You will need to invest in larger, draft-sized tack and equipment to properly fit your big boy. Halters, bridles, saddles, blankets, etc., can be found in some local horse tack stores and can be ordered online through many horse supply houses.

Horse-powered farm equipment may need to be purchased if you plan to work your land with your horse.

You may need to purchase a larger and wider trailer to transport your draft, which may mean selling your slant load trailer for one with straight load capacity. Stalling accommodations need to be considered because a typical 10x12 stall will not work well for a draft horse.

The biggest challenge facing those new to draft horse ownership is learning how to “drive” a horse and wagon. There are many details involved in successfully harnessing a horse and hitching him to the wagon.
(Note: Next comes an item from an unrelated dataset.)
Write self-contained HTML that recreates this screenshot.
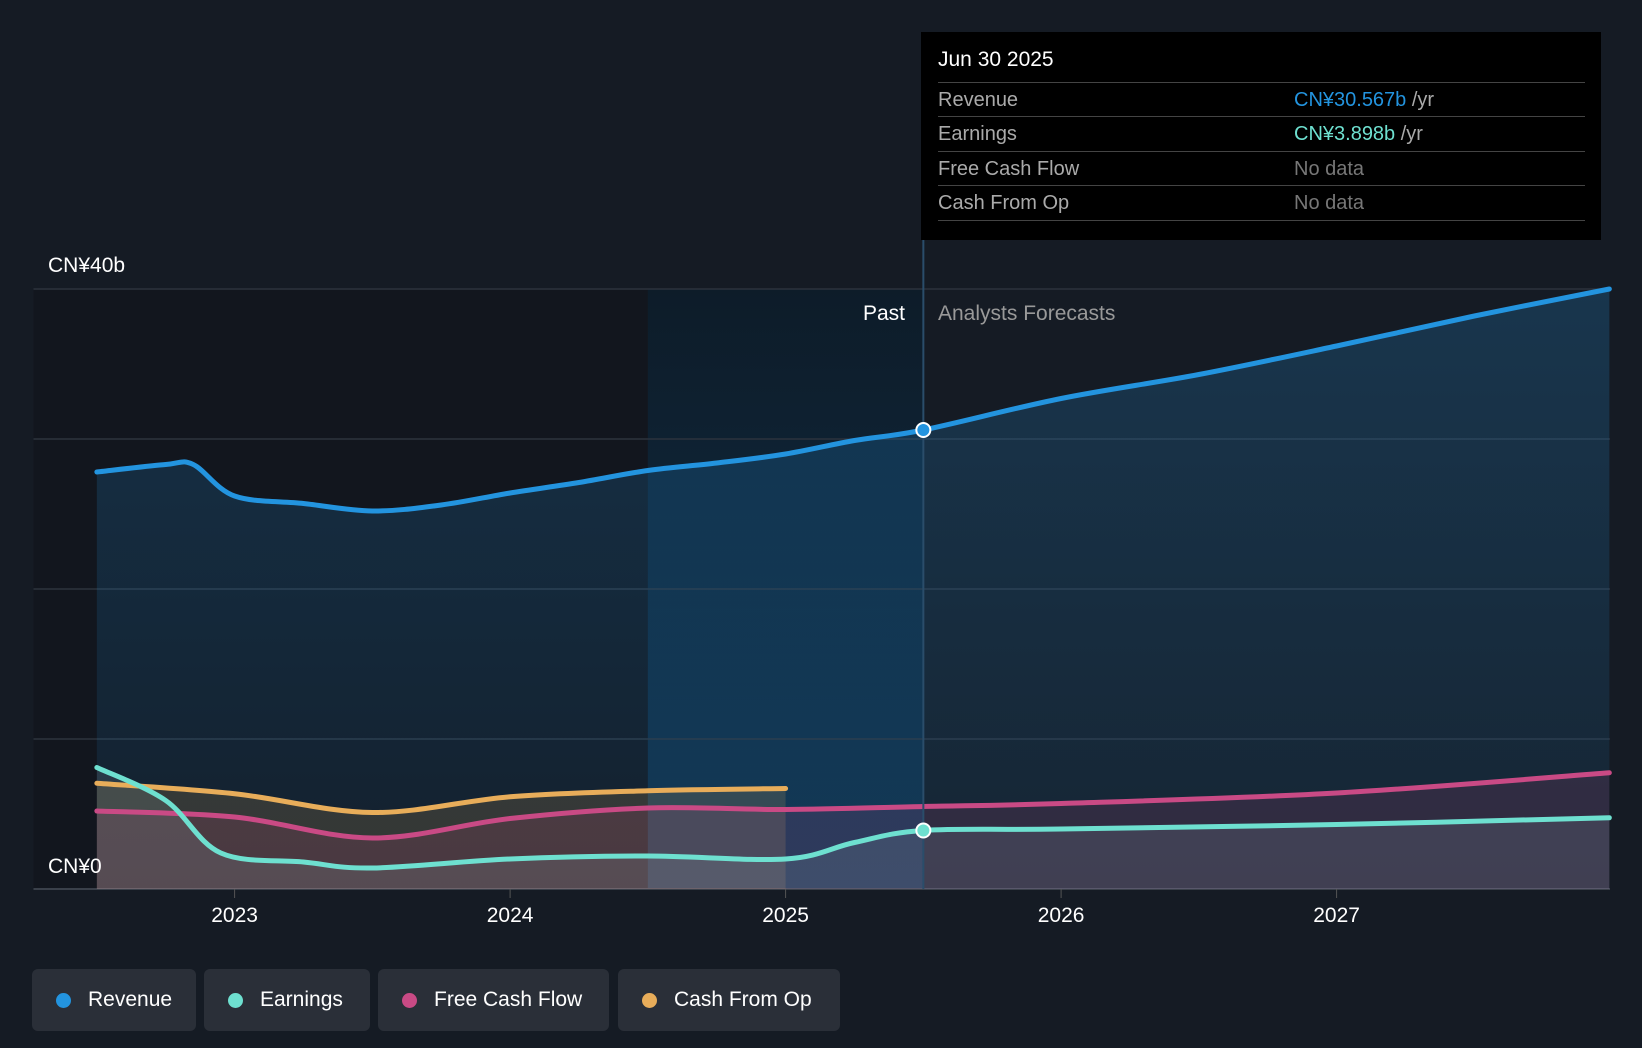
<!DOCTYPE html>
<html><head><meta charset="utf-8"><style>
body{margin:0;background:#151b24;font-family:"Liberation Sans",sans-serif;}
#wrap{position:relative;width:1642px;height:1048px;overflow:hidden;background:#151b24}
.leg{position:absolute;top:969px;height:62px;background:#2a2f38;border-radius:6px;color:#fff;font-size:21px;display:flex;align-items:center;box-sizing:border-box;padding-left:24px}
.leg i{display:inline-block;width:15px;height:15px;border-radius:50%;margin-right:17px}
#tip{position:absolute;left:921px;top:32px;width:680px;height:208px;background:#000;color:#fff;font-size:20px}
.row{position:absolute;left:17px;width:647px;border-top:1px solid #444;height:34px;line-height:34px;color:#aaa}
.row span{position:absolute;left:356px}
</style></head><body><div id="wrap">
<svg id="svg" width="1642" height="1048" style="position:absolute;left:0;top:0">
<defs>
<linearGradient id="gp" x1="0" y1="0" x2="0" y2="1"><stop offset="0" stop-color="#0d1c29"/><stop offset="1" stop-color="#11304a"/></linearGradient>
<linearGradient id="gr" x1="0" y1="0" x2="0" y2="1"><stop offset="0" stop-color="#2394df" stop-opacity="0.22"/><stop offset="1" stop-color="#2394df" stop-opacity="0.08"/></linearGradient>
</defs>
</svg>
<div id="tip">
<div style="position:absolute;left:17px;top:16px;font-size:21px">Jun 30 2025</div>
<div class="row" style="top:50px">Revenue<span><b style="font-weight:normal;color:#2394df">CN¥30.567b</b> /yr</span></div>
<div class="row" style="top:84px">Earnings<span><b style="font-weight:normal;color:#6ee0d0">CN¥3.898b</b> /yr</span></div>
<div class="row" style="top:119px">Free Cash Flow<span style="color:#777">No data</span></div>
<div class="row" style="top:153px;border-bottom:1px solid #444">Cash From Op<span style="color:#777">No data</span></div>
</div>
<div class="leg" style="left:32px;width:164px"><i style="background:#2394df"></i>Revenue</div>
<div class="leg" style="left:204px;width:166px"><i style="background:#6ee0d0"></i>Earnings</div>
<div class="leg" style="left:378px;width:231px"><i style="background:#c94a85"></i>Free Cash Flow</div>
<div class="leg" style="left:618px;width:222px"><i style="background:#e8ad5a"></i>Cash From Op</div>
</div>
<script>
const years=[2023,2024,2025,2026,2027];
const yTickLabels=["CN¥0","CN¥40b"];
const revX=[2022.5,2022.75,2022.85,2023,2023.25,2023.5,2023.75,2024,2024.25,2024.5,2024.75,2025,2025.25,2025.5,2026,2026.5,2027,2027.5,2027.99];
const revY=[27.8,28.3,28.3,26.2,25.7,25.2,25.6,26.4,27.1,27.9,28.4,29.0,29.9,30.6,32.7,34.3,36.2,38.2,40.0];
const earnX=[2022.5,2022.75,2022.95,2023.25,2023.5,2024,2024.5,2025,2025.25,2025.5,2026,2027,2027.99];
const earnY=[8.1,5.9,2.4,1.8,1.4,2.0,2.2,2.0,3.1,3.9,4.0,4.3,4.75];
const fcfX=[2022.5,2023,2023.5,2024,2024.5,2025,2025.5,2026,2027,2027.99];
const fcfY=[5.2,4.8,3.4,4.7,5.4,5.3,5.5,5.7,6.4,7.75];
const cfoX=[2022.5,2023,2023.5,2024,2024.5,2025];
const cfoY=[7.05,6.35,5.1,6.15,6.55,6.7];
const NS="http://www.w3.org/2000/svg",svg=document.getElementById('svg');
const L=33.5,R=1610,Y0=889,Y40=289;
const X=t=>234.6+(t-2023)*275.5, Y=v=>Y0+(Y40-Y0)*v/40;
function el(tag,a,p){const e=document.createElementNS(NS,tag);for(const k in a)e.setAttribute(k,a[k]);(p||svg).appendChild(e);return e;}
function path(xs,ys){const p=xs.map((x,i)=>[X(x),Y(ys[i])]);let d=`M${p[0][0]},${p[0][1]}`;
for(let i=0;i<p.length-1;i++){const a=p[i-1]||p[i],b=p[i],c=p[i+1],e=p[i+2]||c;
d+=`C${b[0]+(c[0]-a[0])/6},${b[1]+(c[1]-a[1])/6} ${c[0]-(e[0]-b[0])/6},${c[1]-(e[1]-b[1])/6} ${c[0]},${c[1]}`;}return d;}
function area(xs,ys){return path(xs,ys)+`L${X(xs[xs.length-1])},${Y0}L${X(xs[0])},${Y0}Z`;}
let r=el('rect',{x:L,y:Y40,width:X(2024.5)-L,height:Y0-Y40,fill:'#12161e'});
r=el('rect',{x:X(2024.5),y:Y40,width:X(2025.5)-X(2024.5),height:Y0-Y40,fill:'url(#gp)'});
for(let v=0;v<=40;v+=10){const g=el('line',{x1:L,x2:R,y1:Y(v),y2:Y(v),stroke:v==0?'#3a404a':'#2c333d','stroke-width':v==0?2:1.5});}
const series=[["revenue",revX,revY,'#2394df','url(#gr)'],["cfo",cfoX,cfoY,'#e8ad5a','rgba(232,173,90,0.16)'],["fcf",fcfX,fcfY,'#c94a85','rgba(201,74,133,0.15)'],["earnings",earnX,earnY,'#6ee0d0','rgba(150,170,180,0.17)']];
series.forEach(s=>{let a=el('path',{d:area(s[1],s[2]),fill:s[4]});});
series.forEach(s=>{let a=el('path',{d:path(s[1],s[2]),fill:'none',stroke:s[3],'stroke-width':5,'stroke-linecap':'round'});});
let ln=el('line',{x1:X(2025.5),x2:X(2025.5),y1:240,y2:Y0,stroke:'#2a4d6a','stroke-width':2});
[[revY[13],'#2394df'],[earnY[9],'#6ee0d0']].forEach(([v,c])=>{let d=el('circle',{cx:X(2025.5),cy:Y(v),r:7,fill:c,stroke:'#fff','stroke-width':2});});
function txt(x,y,s,fill,anchor,name){const t=el('text',{x:x,y:y,fill:fill,'font-size':21,'text-anchor':anchor||'start','font-family':'Liberation Sans, sans-serif'});t.textContent=s;}
years.forEach(yr=>{let t=el('line',{x1:X(yr),x2:X(yr),y1:Y0,y2:Y0+9,stroke:'#555'});txt(X(yr),922,String(yr),'#fff','middle','x-tick-label');});
txt(48,873,yTickLabels[0],'#fff','start','y-label-zero');
txt(48,272,yTickLabels[1],'#fff','start','y-label-top');
txt(905,320,'Past','#fff','end','past-label');
txt(938,320,'Analysts Forecasts','#999','start','forecast-label');
</script></body></html>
There are always solutions to challenges. As with any new horse endeavor, always seek out those who have great experience in handling drafts. Many states have Amish communities from which you may employ the help of a friendly Amish man to show you the ropes of working with your draft horse. Many rural communities have folks who participate in plow days and draft pulls. These experienced horsemen may also be able to instruct you in the nuances of draft ownership and handling.

Some horse auctions, particularly those in draft horse areas, will have wagons, farm equipment, tack, and other items specifically needed for your draft horse. Some saddle makers have draft sized English and western saddles, as well as bridles, halters, etc. for your big horse.

Just as with any other breed, your draft horse is surely to provide you with many years of enjoyment and quickly become a member of your family.